Die seit 1999 geltende InsolvenzOrdnung (InsO) regelt hingegen ausdrücklich, dass Schuldverhältnisse ausschließlich für "unbewegliche Gegenstände oder Räume sowie Dienstverhältnisse" fortbestehen.

Geistiges Eigentum, Urheberrecht, Lizenzen werden jedoch nicht als "unbewegliche Gegenstände" gewertet, bestehen also nicht gesichert fort. Eigentlich wollte der Gesetzgeber lediglich die Fortgeltung der Vermietung von beweglichen Gegenständen ausnehmen. Die wirtschaftliche Bedeutung von Lizenzierungsaktivitäten stieg erst in den 1990er-Jahren weltweit an und wurde erst nach und nach bewusst. Deswegen vermuteten Diskussionsteilnehmer hier ein "redaktionelles Versehen" des Gesetzgebers beim Übergang von der Vergleichs- und der Konkursordnung auf die Insolvenzordnung.

(Insolvenz-)Rechtliche Einschätzung der Lizenzierungsprozesse

Dr. Bernd Meyer-Löwy und Florian Bruder vom Münchner Büro der international tätigen Kanzlei Kirkland & Ellis wiesen bei der Debatte um die rechtliche Einschätzung von Lizenzen auf die derzeit geltenden internationalen Standards hin: "In den USA und in Japan hat sich schon vor einiger Zeit die Erkenntnis durchgesetzt, dass die Insolvenz eines Unternehmens nicht die Investitionssicherheit und -schutz und damit auch nicht Fortschritt und Innovation ganzer Branchen gefährden darf", so Bruder.

In der Praxis der Unternehmen sei das Aktionsfeld überaus komplex, würden Lizenzen teilweise als Bestandteil der Finanzierung oder als Sicherheit eingesetzt.

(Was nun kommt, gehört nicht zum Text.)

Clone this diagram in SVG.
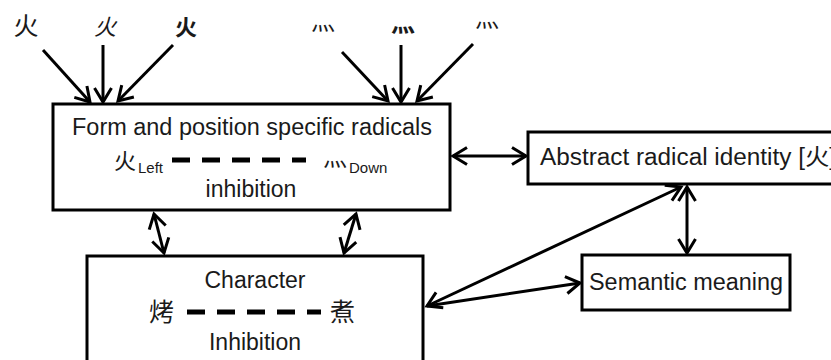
<svg xmlns="http://www.w3.org/2000/svg" width="831" height="360" viewBox="0 0 831 360">
<style>
.box{fill:#fff;stroke:#000;stroke-width:3}
.t{font-family:"Liberation Sans","Noto Sans CJK SC",sans-serif;font-size:23px;fill:#1a1a1a}
.c{font-family:"Noto Sans CJK SC",sans-serif;fill:#1a1a1a}
.sub{font-family:"Liberation Sans",sans-serif;font-size:15px;fill:#1a1a1a}
.ln{stroke:#000;stroke-width:3;fill:none}
.dash{stroke:#000;stroke-width:5;stroke-dasharray:18 12;fill:none}
</style>
<defs>
<marker id="ah" markerUnits="userSpaceOnUse" markerWidth="24" markerHeight="24" viewBox="-16 -12 20 24" refX="0" refY="0" orient="auto-start-reverse">
<path d="M-14,-8.5 L0,0 L-14,8.5" fill="none" stroke="#000" stroke-width="3"/>
</marker>
</defs>
<g id="inputs">
<text class="c" x="26" y="35" font-size="25" text-anchor="middle">火</text>
<text class="c" x="105" y="35" font-size="22" text-anchor="middle" font-style="italic">火</text>
<text class="c" x="186" y="35" font-size="22" text-anchor="middle" font-weight="bold">火</text>
<text class="c" x="323" y="30" font-size="24" text-anchor="middle">灬</text>
<text class="c" x="403" y="32" font-size="24" text-anchor="middle" font-weight="bold">灬</text>
<text class="c" x="487" y="27" font-size="24" text-anchor="middle">灬</text>
</g>
<g id="connectors">
<line class="ln" x1="43" y1="50" x2="90" y2="102" marker-end="url(#ah)"/>
<line class="ln" x1="103" y1="45" x2="103" y2="102" marker-end="url(#ah)"/>
<line class="ln" x1="173" y1="45" x2="118" y2="101" marker-end="url(#ah)"/>
<line class="ln" x1="342" y1="52" x2="388" y2="101" marker-end="url(#ah)"/>
<line class="ln" x1="401" y1="45" x2="401" y2="102" marker-end="url(#ah)"/>
<line class="ln" x1="473" y1="44" x2="417" y2="101" marker-end="url(#ah)"/>
<line class="ln" x1="453" y1="156" x2="526" y2="156" marker-start="url(#ah)" marker-end="url(#ah)"/>
<line class="ln" x1="154" y1="214" x2="164" y2="253" marker-start="url(#ah)" marker-end="url(#ah)"/>
<line class="ln" x1="356" y1="214" x2="344" y2="253" marker-start="url(#ah)" marker-end="url(#ah)"/>
<line class="ln" x1="687" y1="187" x2="687" y2="253" marker-start="url(#ah)" marker-end="url(#ah)"/>
<line class="ln" x1="681" y1="187" x2="427" y2="306" marker-start="url(#ah)" marker-end="url(#ah)"/>
<line class="ln" x1="427" y1="306" x2="580" y2="283" marker-end="url(#ah)"/>
</g>
<g id="form-radicals">
<rect class="box" x="53" y="104" width="397" height="106"/>
<text class="t" x="72" y="135" textLength="360" lengthAdjust="spacingAndGlyphs">Form and position specific radicals</text>
<text class="c" x="114" y="169" font-size="22">火</text>
<text class="sub" x="138" y="173">Left</text>
<line class="dash" x1="172" y1="160" x2="306" y2="160"/>
<text class="c" x="335" y="166" font-size="24" text-anchor="middle">灬</text>
<text class="sub" x="349" y="173">Down</text>
<text class="t" x="251" y="197" text-anchor="middle">inhibition</text>
</g>
<g id="abstract-identity">
<rect class="box" x="528" y="132" width="320" height="52"/>
<text class="t" x="540" y="165" textLength="296" lengthAdjust="spacingAndGlyphs">Abstract radical identity [火]</text>
</g>
<g id="character">
<rect class="box" x="87" y="256" width="336" height="120"/>
<text class="t" x="255" y="288" text-anchor="middle">Character</text>
<text class="c" x="149" y="321" font-size="25">烤</text>
<line class="dash" x1="187" y1="312" x2="321" y2="312"/>
<text class="c" x="330" y="321" font-size="25">煮</text>
<text class="t" x="255" y="350" text-anchor="middle">Inhibition</text>
</g>
<g id="semantic-meaning">
<rect class="box" x="582" y="255" width="208" height="55"/>
<text class="t" x="589" y="290" textLength="194" lengthAdjust="spacingAndGlyphs">Semantic meaning</text>
</g>
</svg>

In einigen Branchen müssten sich Unternehmen mit "Kreuzlizenzen" gegenseitig an ganzen Patentportfolios beteiligen, damit deren jeweiliges Kerngeschäft auf derart innovativen und für den Verbraucher attraktivem Niveau betrieben und weiter entwickelt werden könne.

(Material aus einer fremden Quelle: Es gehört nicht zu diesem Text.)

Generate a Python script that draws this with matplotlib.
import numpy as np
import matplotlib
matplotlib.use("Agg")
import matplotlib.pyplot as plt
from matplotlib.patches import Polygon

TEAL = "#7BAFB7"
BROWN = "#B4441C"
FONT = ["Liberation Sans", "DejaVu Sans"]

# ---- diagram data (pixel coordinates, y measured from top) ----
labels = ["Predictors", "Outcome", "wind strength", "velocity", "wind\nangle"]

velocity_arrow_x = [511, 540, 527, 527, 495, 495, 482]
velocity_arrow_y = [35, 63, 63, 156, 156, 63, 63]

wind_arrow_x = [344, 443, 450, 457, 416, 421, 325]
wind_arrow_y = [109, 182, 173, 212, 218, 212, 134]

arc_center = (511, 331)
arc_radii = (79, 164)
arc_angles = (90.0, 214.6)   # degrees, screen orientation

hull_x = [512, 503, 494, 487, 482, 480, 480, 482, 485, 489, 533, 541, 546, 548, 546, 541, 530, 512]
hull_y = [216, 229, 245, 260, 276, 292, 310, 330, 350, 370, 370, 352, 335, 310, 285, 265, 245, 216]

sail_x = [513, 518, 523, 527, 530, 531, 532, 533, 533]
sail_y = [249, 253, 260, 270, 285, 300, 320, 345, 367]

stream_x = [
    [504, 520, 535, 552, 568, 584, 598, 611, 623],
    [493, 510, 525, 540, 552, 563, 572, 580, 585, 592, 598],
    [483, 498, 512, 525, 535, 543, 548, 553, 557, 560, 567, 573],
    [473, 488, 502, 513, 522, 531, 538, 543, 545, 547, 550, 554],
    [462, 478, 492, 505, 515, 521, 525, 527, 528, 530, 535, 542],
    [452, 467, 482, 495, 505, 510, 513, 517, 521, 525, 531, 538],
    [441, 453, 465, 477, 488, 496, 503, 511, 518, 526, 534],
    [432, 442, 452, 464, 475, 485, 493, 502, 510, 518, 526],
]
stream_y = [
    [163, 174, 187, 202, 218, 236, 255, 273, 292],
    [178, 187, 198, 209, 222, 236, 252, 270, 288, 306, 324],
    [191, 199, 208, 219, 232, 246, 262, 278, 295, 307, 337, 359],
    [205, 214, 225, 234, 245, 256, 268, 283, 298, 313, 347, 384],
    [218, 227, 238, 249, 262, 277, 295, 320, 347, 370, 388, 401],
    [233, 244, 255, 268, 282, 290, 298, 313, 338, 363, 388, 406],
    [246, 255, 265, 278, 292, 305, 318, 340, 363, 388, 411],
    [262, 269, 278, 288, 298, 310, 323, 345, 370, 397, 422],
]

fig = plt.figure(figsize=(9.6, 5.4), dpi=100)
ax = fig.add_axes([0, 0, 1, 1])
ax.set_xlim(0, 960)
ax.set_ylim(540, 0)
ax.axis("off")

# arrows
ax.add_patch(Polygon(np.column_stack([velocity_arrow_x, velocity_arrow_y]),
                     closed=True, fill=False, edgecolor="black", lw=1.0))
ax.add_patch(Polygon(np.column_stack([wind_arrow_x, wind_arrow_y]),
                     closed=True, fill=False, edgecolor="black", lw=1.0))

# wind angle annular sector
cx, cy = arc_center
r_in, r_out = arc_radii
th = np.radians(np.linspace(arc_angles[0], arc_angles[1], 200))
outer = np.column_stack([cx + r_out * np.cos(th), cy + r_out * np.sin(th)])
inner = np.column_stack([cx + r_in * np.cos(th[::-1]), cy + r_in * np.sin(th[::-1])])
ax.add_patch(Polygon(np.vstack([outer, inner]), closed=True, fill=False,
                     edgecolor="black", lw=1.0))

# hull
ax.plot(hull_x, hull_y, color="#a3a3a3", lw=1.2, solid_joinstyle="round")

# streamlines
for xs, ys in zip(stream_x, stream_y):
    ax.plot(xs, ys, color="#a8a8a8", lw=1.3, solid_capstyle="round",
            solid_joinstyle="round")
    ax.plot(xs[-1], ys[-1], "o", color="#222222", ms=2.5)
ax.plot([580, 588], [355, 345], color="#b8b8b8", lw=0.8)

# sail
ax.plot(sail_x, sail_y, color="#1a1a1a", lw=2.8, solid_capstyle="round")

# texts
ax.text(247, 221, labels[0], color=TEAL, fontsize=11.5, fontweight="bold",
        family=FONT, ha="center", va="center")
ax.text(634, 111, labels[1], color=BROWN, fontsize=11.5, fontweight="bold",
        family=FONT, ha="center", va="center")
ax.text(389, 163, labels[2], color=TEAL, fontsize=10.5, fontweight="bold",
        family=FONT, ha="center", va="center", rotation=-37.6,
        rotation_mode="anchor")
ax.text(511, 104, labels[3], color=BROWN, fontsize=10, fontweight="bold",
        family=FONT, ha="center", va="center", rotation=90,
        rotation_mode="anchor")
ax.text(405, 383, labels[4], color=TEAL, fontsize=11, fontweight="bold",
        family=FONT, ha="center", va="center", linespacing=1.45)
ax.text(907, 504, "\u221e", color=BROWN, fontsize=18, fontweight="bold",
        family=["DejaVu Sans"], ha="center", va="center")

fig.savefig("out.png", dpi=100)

"Die Gretchen-Frage lautet: Sind Lizenzen wirklich und ausschließlich wie eine Miete an körperlichen, insbesondere beweglichen, Gegenständen zu behandeln? Obwohl das lizensierte Recht keine körperliche Sache ist und rechtlich und tatsächlich ohne weiteres von vielen Lizenznehmern gleichzeitig genutzt werden kann? In diesem Fall wären Lizenznehmer in der Insolvenz möglicherweise nicht geschützt - mit gegebenenfalls weltweiten Konsequenzen", so Bruder. "Oder müssen hier nicht andere rechtliche Maßstäbe angewandt werden, nachdem Lizenzen ganz verschieden ausgestaltet werden können und der lizensierte Gegenstand nicht körperlich ist?" Müsse nicht insbesondere etwas anderes gelten, wenn die Lizenz vor Insolvenz vollständig eingeräumt wurde? Interessanterweise sei diese wichtige Frage an der Schnittstelle zwischen Insolvenz- und Immaterialgüterrecht bisher auch rechtswissenschaftlich nicht ordentlich durchdrungen, auch wenn Literatur und Rechtsprechung endlich erste Wege aufzeigten, so Bruder weiter.

TMA Deutschland fordert Rechts- und Investitionssicherheit für Lizenzen

Das Bundesjustizministerium hat Ende des Jahres 2011 angekündigt, dass "der Lizenz-Nehmer einen Anspruch auf Abschluss eines neuen Lizenzvertrages" erhalten und dazu "ein annahmefähiges Angebot unterbreiten" müsse.

"Ein fauler Kompromiss", fasst der TMA-Vorsitzende Nikolaus die Diskussion des Abends zusammen. "Wir sollten keinen deutschen Sonderweg einschlagen, der für Marktteilnehmer weltweit zu viele Unsicherheiten birgt. Angesichts der Bedeutung von Lizenzen muss auch Deutschland seinen Beitrag zu Rechts-, Investitions- und Innovationsschutz leisten."

Die Turnaround Manager Association (TMA) Deutschland

Im Rahmen der Vorgaben der TMA Turnaround Management Association, Chicago, USA, hat sich die Gesellschaft für Restrukturierung - TMA Deutschland e.V. zum Ziel gesetzt, in dem Bereich der Unternehmensrestrukturierung und -sanierung sowie der sanierenden Unternehmensinsolvenzen in der Bundesrepublik Deutschland unterstützend tätig zu werden und die internationale Zusammenarbeit ihrer derzeit über 200 Mitglieder sowie deren Fortbildung zu fördern.